#### Task description:
Produce a word-for-word copy of the listing below without its pictures.

#### Data for processing:
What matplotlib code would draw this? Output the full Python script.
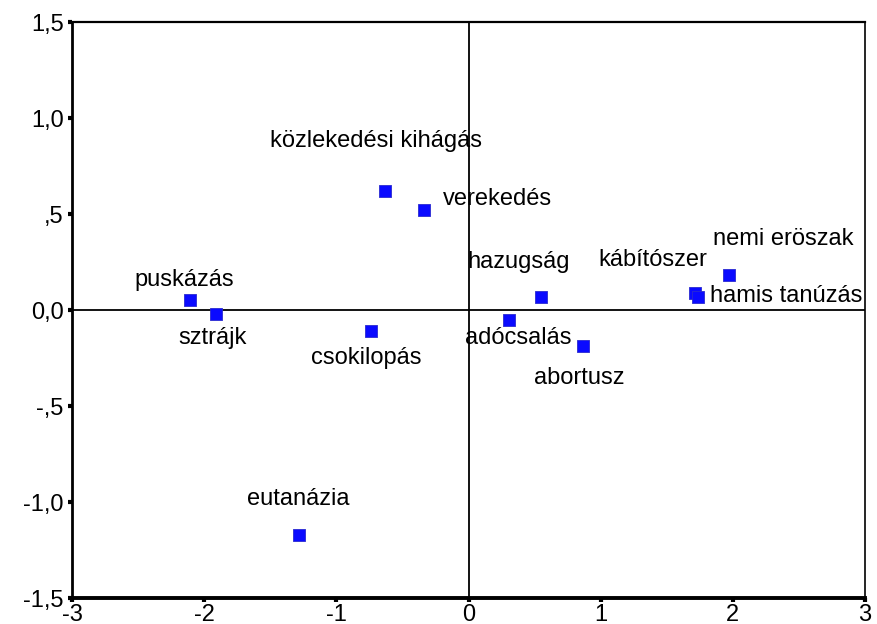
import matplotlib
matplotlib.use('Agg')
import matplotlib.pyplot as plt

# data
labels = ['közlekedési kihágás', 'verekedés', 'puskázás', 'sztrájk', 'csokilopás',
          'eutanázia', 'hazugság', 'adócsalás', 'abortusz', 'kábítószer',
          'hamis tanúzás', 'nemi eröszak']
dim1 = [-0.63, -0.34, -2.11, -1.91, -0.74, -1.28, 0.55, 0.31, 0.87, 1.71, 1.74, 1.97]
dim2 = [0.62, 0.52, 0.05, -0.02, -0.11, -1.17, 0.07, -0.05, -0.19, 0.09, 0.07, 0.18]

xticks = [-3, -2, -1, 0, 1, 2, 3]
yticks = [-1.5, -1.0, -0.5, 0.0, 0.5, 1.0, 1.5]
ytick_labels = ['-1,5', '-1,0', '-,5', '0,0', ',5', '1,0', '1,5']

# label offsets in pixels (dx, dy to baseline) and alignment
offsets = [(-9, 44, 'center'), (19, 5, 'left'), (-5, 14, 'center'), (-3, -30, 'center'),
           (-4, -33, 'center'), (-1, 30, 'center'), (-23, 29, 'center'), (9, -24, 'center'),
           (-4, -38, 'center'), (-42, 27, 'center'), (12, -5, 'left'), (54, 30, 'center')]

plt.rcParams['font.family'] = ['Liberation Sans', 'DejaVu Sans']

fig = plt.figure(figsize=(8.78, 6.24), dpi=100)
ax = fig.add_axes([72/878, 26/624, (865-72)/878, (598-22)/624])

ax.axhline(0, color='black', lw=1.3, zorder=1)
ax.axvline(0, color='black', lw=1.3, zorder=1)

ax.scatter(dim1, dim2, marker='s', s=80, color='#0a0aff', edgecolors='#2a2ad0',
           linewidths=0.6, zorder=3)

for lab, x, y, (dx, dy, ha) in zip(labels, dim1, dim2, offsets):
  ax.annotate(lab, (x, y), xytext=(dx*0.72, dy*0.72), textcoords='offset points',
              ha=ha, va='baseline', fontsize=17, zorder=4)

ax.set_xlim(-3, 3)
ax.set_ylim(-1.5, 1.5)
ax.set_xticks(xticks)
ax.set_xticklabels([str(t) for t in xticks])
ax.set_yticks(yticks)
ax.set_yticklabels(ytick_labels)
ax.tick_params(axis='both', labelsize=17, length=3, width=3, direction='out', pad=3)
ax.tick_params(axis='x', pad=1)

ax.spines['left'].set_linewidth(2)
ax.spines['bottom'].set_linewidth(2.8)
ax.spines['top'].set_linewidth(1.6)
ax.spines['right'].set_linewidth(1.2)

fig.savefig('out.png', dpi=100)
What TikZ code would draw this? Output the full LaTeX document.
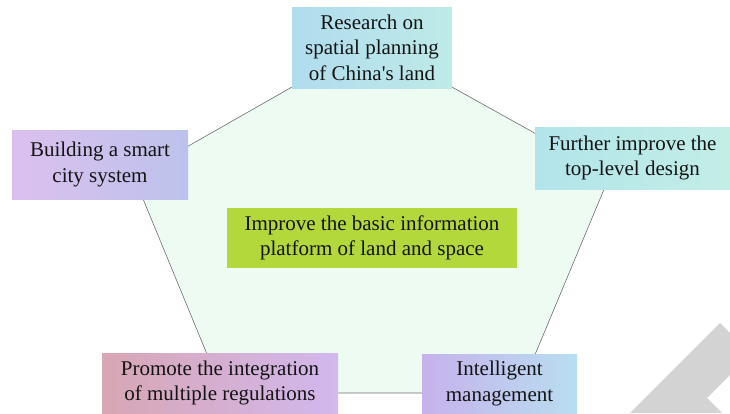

#### Response:
What matplotlib code would draw this? Output the full Python script.
import matplotlib
matplotlib.use('Agg')
import matplotlib.pyplot as plt

# data
labels = ['közlekedési kihágás', 'verekedés', 'puskázás', 'sztrájk', 'csokilopás',
          'eutanázia', 'hazugság', 'adócsalás', 'abortusz', 'kábítószer',
          'hamis tanúzás', 'nemi eröszak']
dim1 = [-0.63, -0.34, -2.11, -1.91, -0.74, -1.28, 0.55, 0.31, 0.87, 1.71, 1.74, 1.97]
dim2 = [0.62, 0.52, 0.05, -0.02, -0.11, -1.17, 0.07, -0.05, -0.19, 0.09, 0.07, 0.18]

xticks = [-3, -2, -1, 0, 1, 2, 3]
yticks = [-1.5, -1.0, -0.5, 0.0, 0.5, 1.0, 1.5]
ytick_labels = ['-1,5', '-1,0', '-,5', '0,0', ',5', '1,0', '1,5']

# label offsets in pixels (dx, dy to baseline) and alignment
offsets = [(-9, 44, 'center'), (19, 5, 'left'), (-5, 14, 'center'), (-3, -30, 'center'),
           (-4, -33, 'center'), (-1, 30, 'center'), (-23, 29, 'center'), (9, -24, 'center'),
           (-4, -38, 'center'), (-42, 27, 'center'), (12, -5, 'left'), (54, 30, 'center')]

plt.rcParams['font.family'] = ['Liberation Sans', 'DejaVu Sans']

fig = plt.figure(figsize=(8.78, 6.24), dpi=100)
ax = fig.add_axes([72/878, 26/624, (865-72)/878, (598-22)/624])

ax.axhline(0, color='black', lw=1.3, zorder=1)
ax.axvline(0, color='black', lw=1.3, zorder=1)

ax.scatter(dim1, dim2, marker='s', s=80, color='#0a0aff', edgecolors='#2a2ad0',
           linewidths=0.6, zorder=3)

for lab, x, y, (dx, dy, ha) in zip(labels, dim1, dim2, offsets):
  ax.annotate(lab, (x, y), xytext=(dx*0.72, dy*0.72), textcoords='offset points',
              ha=ha, va='baseline', fontsize=17, zorder=4)

ax.set_xlim(-3, 3)
ax.set_ylim(-1.5, 1.5)
ax.set_xticks(xticks)
ax.set_xticklabels([str(t) for t in xticks])
ax.set_yticks(yticks)
ax.set_yticklabels(ytick_labels)
ax.tick_params(axis='both', labelsize=17, length=3, width=3, direction='out', pad=3)
ax.tick_params(axis='x', pad=1)

ax.spines['left'].set_linewidth(2)
ax.spines['bottom'].set_linewidth(2.8)
ax.spines['top'].set_linewidth(1.6)
ax.spines['right'].set_linewidth(1.2)

fig.savefig('out.png', dpi=100)
What TikZ code would draw this? Output the full LaTeX document.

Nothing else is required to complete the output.